First, it was carbon monoxide; now it's PM 2.5, or particulate matter.
"To give you an example of how small that is, the human hair is approximately 60 microns in diameter, so 2.5 is very small," explained Glenn Miller, the borough's transportation director.
He says his department has spent the past couple of years trying to determine what's causing PM 2.5.
"We have been focused on wood smoke because the initial data that we have indicates that wood smoke is a significant contributor," Miller said.
When energy prices spiked a couple of years ago, that prompted more residents in the Fairbanks area to switch to sources that are considered big contributors of air pollution.
"Wood and coal sources all of a sudden become very attractive because they're much cheaper than the alternative, especially when fuel oil gets up to $4 and $5 a gallon," Miller said.
In Fairbanks, the drop in air quality happens during a temperature inversion -- when a layer of warm air sits on top of cold air, trapping pollution close to the surface.
"It's a case where the meteorology is very much against us. If we happen to have more air flow, for example, like Anchorage does, then we wouldn't have this problem, but because we have that very, very tight, cold inversion, we're going to be heating more and the pollution gets stuck," said Catherine Cahill, an associate professor of chemistry at the University of Alaska Fairbanks.
Cahill has studied PM 2.5 since the late 1980s.
She says it is a serious health hazard.
"It increases asthma, you can have premature death where people who are already respiratorialy compromised from illness, or the very young or the very old can get a little bit sicker and potentially die sooner, so there are some serious health effects associated with the particulate matter concentrations above the standard," Cahill said.
When the Environmental Protection Agency tightened the fine particulate standard in 2006, changing the standard from 65 micrograms per cubic meter to 35, Fairbanks began exceeding the standard on a regular basis.

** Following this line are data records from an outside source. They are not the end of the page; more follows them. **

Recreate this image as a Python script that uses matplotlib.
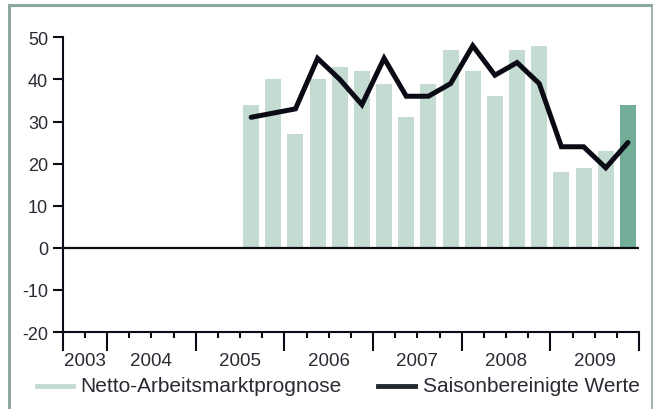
import matplotlib
matplotlib.use("Agg")
import matplotlib.pyplot as plt
from matplotlib.lines import Line2D
import numpy as np

# quarters run from 2003 Q3 (index 0) to 2009 Q4 (index 25)
years = ["2003", "2004", "2005", "2006", "2007", "2008", "2009"]
year_start = [0, 2, 6, 10, 14, 18, 22, 26]

# survey values from 2005 Q3 onwards
first_quarter = 8
prognose = [34, 40, 27, 40, 43, 42, 39, 31, 39, 47, 42, 36, 47, 48, 18, 19, 23, 34]
saison = [31, 32, 33, 45, 40, 34, 45, 36, 36, 39, 48, 41, 44, 39, 24, 24, 19, 25]

light_green = "#c3dbd1"
dark_green = "#72ad98"
line_col = "#0b0b16"
text_col = "#2a2a33"
frame_col = "#8ca99b"

plt.rcParams["font.family"] = ["Liberation Sans", "DejaVu Sans"]
plt.rcParams["axes.unicode_minus"] = False

W, H = 653, 410
fig = plt.figure(figsize=(W / 100, H / 100), dpi=100)

# outer frame (left, top, right)
fig.add_artist(Line2D([9 / W, 9 / W], [0, 1 - 6 / H], color=frame_col, lw=2.2, transform=fig.transFigure))
fig.add_artist(Line2D([9 / W, 651.5 / W], [1 - 6 / H, 1 - 6 / H], color=frame_col, lw=2.2, transform=fig.transFigure))
fig.add_artist(Line2D([651.5 / W, 651.5 / W], [0, 1 - 6 / H], color=frame_col, lw=1.2, transform=fig.transFigure))

left, right = 62.7 / W, 639 / W
bottom, top = 1 - 333 / H, 1 - 38.3 / H
ax = fig.add_axes([left, bottom, right - left, top - bottom])

x = np.arange(len(prognose)) + first_quarter + 0.5
colors = [light_green] * (len(prognose) - 1) + [dark_green]
ax.bar(x, prognose, width=0.72, color=colors, zorder=1)
ax.axhline(0, color=line_col, lw=1.6, zorder=2)
ax.plot(x, saison, color=line_col, lw=3.6, solid_joinstyle="miter", solid_capstyle="round", zorder=3)

ax.set_xlim(0, 26)
ax.set_ylim(-20, 50)
ax.set_yticks(range(-20, 51, 10))
ax.set_xticks(year_start)
ax.set_xticks(range(0, 27), minor=True)
ax.set_xticklabels([])

for s in ["top", "right"]:
    ax.spines[s].set_visible(False)
for s in ["left", "bottom"]:
    ax.spines[s].set_color(line_col)
    ax.spines[s].set_linewidth(1.5)

ax.tick_params(axis="y", direction="out", length=7.5, width=1.5, color=line_col,
               labelsize=13, labelcolor=text_col, pad=3)
ax.tick_params(axis="x", which="major", direction="out", length=13.5, width=1.5, color=line_col)
ax.tick_params(axis="x", which="minor", direction="out", length=4.5, width=1.5, color=line_col)

# year names centred in each year's span
for i, yr in enumerate(years):
    mid = (year_start[i] + year_start[i + 1]) / 2
    fig.text(left + (right - left) * mid / 26, 1 - 362 / H, yr,
             ha="center", va="center", fontsize=13.5, color=text_col)

# legend
ly = 1 - 386.5 / H
fig.add_artist(Line2D([37 / W, 73 / W], [ly, ly], color=light_green, lw=3.5, transform=fig.transFigure))
fig.text(80 / W, ly, "Netto-Arbeitsmarktprognose", ha="left", va="center", fontsize=15, color=text_col)
fig.add_artist(Line2D([378 / W, 415 / W], [ly, ly], color="#222a30", lw=3.5, transform=fig.transFigure))
fig.text(423 / W, ly, "Saisonbereinigte Werte", ha="left", va="center", fontsize=15, color=text_col)

fig.savefig("out.png", dpi=100)
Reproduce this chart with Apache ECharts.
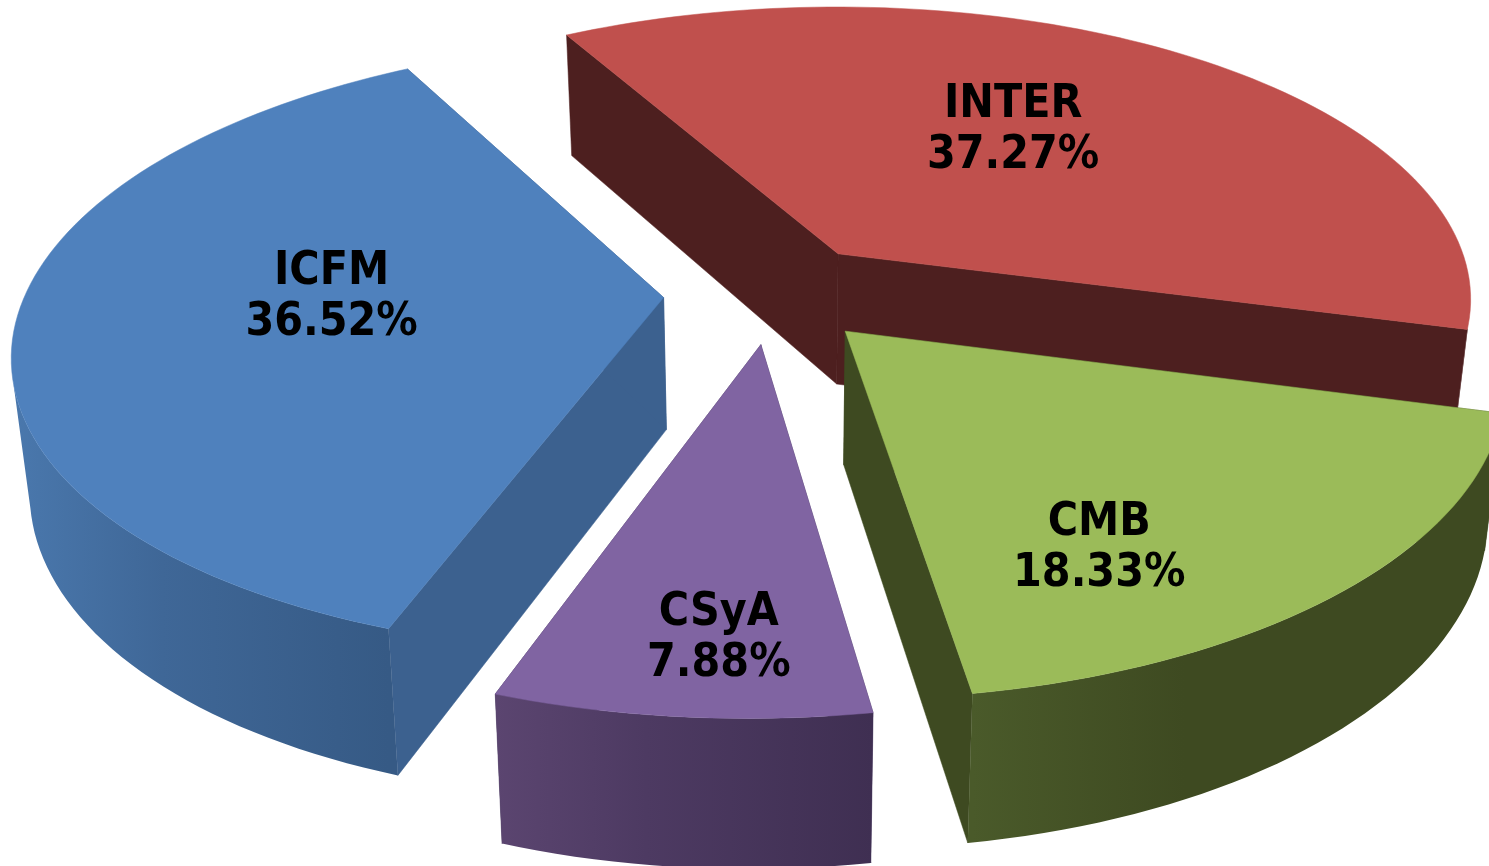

"Our concentrations have gone up this year and that means, even with the old standard, we'd be violating. With the new standard, it means we're toast," Cahill said.
"The concentrations are too high, we are going to be out of compliance, and now we have to come up with, how do we come in to compliance," she continued.
The Borough Assembly introduced a draft ordinance in July regarding wood smoke regulations.
The ordinance would have forced residents to upgrade to EPA certified stoves and create temporary bans on wood burning.
That caused controversy, and after public outcry, the Assembly stepped back.
Borough officials plan to encourage residents to voluntarily make changes to help cut back on PM 2.5.
Even though initial data shows wood smoke is a big contributor, the borough says other studies also need to be done to find out how much particulate matter comes from fuel oil, waste oil, coal and vehicles.
"Before we can impose any programs or restrictions, we really need to understand where the sources are coming from," Miller, the transportation director, said.
"It's going to be a big project to tackle because you can't single out one source," Thompson said.
The Assembly voted unanimously in mid-January to approve an agreement with the state, putting the borough in charge of air quality.
Borough Mayor Luke Hopkins says he will introduce an air quality plan in the coming months.
The borough has less than three years to submit an implementation plan to the EPA, or risks losing federal funding.
The borough's transportation department is conducting a study now that is measuring the amount of PM 2.5 that's emitted from vehicle exhaust.
The initial data gathering should wrap up by this weekend.